While its evolutionary stage is uncertain, its mass isn’t. Massive stars like MWC 349A play an important role in the Universe. They forge heavy elements that are spread out into space when the stars die. By studying them, astronomers can learn more about the creation and distribution of the elements that make up planets and living things like us.
A team of researchers using the star’s maser to study it presented their findings at the 241st meeting of the American Astronomical Society (AAS) in Seattle, Washington.
The team found the star’s high-velocity jet using ALMA, the Atacama Large Millimetre/sub-millimetre Array.
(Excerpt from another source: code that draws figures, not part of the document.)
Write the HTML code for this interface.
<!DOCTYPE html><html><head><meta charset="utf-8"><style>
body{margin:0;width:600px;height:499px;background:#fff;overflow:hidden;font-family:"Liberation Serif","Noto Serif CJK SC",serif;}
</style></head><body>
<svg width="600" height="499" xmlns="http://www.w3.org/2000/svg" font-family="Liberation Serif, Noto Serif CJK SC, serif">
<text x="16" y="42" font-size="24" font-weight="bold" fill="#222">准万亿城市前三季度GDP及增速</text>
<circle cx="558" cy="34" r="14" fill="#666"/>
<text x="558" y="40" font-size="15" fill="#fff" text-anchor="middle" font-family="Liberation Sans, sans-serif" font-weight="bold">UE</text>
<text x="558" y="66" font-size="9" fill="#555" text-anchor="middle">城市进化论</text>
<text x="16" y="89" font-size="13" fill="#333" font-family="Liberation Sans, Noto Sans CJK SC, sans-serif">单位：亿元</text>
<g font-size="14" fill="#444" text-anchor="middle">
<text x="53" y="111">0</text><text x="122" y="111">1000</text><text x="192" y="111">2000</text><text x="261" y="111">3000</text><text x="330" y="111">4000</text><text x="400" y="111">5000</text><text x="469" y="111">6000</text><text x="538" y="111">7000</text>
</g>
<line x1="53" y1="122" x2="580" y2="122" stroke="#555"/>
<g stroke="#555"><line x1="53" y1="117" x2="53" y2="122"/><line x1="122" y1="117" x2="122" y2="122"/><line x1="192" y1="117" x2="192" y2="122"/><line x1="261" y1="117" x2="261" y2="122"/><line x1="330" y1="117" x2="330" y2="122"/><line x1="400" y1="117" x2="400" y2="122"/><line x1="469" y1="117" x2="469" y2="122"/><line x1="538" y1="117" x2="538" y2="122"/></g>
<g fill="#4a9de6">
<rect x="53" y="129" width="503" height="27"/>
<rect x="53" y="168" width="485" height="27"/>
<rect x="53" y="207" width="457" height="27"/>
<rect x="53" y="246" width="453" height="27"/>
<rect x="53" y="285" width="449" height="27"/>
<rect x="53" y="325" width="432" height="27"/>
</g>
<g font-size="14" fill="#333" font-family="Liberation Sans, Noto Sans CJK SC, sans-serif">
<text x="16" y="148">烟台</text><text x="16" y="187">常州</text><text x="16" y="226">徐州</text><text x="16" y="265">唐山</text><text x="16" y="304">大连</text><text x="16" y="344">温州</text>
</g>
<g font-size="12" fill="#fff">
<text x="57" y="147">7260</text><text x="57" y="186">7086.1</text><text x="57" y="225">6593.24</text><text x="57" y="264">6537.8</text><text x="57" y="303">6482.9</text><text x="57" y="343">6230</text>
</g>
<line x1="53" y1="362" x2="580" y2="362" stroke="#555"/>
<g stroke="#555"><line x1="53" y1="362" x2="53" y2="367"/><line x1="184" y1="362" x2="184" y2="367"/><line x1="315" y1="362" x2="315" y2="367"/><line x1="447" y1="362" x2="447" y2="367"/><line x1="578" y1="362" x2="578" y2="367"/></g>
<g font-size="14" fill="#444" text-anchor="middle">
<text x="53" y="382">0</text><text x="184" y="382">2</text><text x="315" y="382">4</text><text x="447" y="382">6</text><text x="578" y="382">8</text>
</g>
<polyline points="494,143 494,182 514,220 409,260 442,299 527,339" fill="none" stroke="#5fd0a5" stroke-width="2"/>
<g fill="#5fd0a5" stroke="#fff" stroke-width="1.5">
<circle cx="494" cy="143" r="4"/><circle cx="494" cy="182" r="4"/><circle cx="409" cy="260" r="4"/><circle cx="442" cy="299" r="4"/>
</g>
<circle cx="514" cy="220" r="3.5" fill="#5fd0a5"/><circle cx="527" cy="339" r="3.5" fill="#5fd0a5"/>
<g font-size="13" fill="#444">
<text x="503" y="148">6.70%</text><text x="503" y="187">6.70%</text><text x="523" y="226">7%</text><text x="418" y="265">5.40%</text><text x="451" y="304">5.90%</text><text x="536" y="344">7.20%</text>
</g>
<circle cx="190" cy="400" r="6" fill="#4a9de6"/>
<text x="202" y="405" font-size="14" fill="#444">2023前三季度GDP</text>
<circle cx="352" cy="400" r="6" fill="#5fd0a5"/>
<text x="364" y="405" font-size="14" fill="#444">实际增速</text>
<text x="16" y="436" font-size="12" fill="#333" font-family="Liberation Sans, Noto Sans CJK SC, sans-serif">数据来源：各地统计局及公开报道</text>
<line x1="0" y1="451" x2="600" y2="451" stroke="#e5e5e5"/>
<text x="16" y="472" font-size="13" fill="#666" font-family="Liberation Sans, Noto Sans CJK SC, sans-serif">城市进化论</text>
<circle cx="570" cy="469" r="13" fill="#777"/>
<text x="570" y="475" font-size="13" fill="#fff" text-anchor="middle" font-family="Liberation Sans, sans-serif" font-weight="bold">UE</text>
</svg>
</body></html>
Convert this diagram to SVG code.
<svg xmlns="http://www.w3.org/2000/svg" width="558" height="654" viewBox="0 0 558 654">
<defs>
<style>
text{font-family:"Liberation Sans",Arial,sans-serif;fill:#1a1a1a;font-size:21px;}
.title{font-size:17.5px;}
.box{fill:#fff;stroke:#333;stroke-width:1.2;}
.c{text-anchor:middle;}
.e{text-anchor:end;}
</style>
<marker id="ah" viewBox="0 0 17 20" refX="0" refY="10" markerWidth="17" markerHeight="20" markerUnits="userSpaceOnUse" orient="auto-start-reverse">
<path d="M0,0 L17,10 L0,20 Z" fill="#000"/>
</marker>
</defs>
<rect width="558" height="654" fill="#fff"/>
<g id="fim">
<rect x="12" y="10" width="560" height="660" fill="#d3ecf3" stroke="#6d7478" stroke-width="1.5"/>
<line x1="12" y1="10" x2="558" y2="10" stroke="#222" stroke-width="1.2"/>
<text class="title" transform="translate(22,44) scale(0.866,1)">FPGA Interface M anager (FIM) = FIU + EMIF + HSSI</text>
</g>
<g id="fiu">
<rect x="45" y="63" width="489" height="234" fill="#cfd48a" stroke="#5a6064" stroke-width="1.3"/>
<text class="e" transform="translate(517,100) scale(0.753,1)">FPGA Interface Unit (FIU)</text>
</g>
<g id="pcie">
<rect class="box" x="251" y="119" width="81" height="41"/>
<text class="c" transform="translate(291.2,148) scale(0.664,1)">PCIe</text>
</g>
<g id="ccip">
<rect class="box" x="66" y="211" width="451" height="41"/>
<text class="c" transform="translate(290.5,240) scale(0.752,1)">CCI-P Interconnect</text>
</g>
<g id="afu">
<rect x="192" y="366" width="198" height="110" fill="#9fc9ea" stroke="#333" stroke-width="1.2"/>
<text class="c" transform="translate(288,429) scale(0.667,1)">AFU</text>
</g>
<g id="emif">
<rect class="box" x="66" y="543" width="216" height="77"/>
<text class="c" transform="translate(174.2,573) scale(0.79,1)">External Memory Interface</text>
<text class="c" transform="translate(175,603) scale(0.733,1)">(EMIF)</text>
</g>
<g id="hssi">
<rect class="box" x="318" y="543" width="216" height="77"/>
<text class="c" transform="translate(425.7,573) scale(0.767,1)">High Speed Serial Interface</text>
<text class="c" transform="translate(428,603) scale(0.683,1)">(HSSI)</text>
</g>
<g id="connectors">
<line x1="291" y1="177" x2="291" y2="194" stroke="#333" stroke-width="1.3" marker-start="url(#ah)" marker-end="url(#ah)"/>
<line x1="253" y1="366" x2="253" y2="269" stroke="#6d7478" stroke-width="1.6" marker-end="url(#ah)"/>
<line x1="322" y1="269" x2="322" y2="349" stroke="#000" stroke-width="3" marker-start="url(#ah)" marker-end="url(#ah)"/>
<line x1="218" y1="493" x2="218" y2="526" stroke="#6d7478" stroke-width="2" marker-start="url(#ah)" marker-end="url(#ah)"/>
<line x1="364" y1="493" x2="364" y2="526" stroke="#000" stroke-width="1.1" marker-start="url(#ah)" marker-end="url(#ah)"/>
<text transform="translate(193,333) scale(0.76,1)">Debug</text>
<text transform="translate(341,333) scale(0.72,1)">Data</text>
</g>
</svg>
It detects microwave range radiation produced by MWC 349A’s maser, and the researchers traced the microwaves back to their source to study the star in more detail. A maser’s bright emissions act like a probe that can be used to study the source.
“A maser is like a naturally occurring laser,” said Sirina Prasad, an undergraduate research assistant at the Center for Astrophysics (CfA) and the lead author of the paper. “It’s an area in outer space that emits a really bright kind of light. We can see this light and trace it back to where it came from, bringing us one step closer to figuring out what’s really going on.”
When they traced the hydrogen maser back, they found the unexpected jet and more.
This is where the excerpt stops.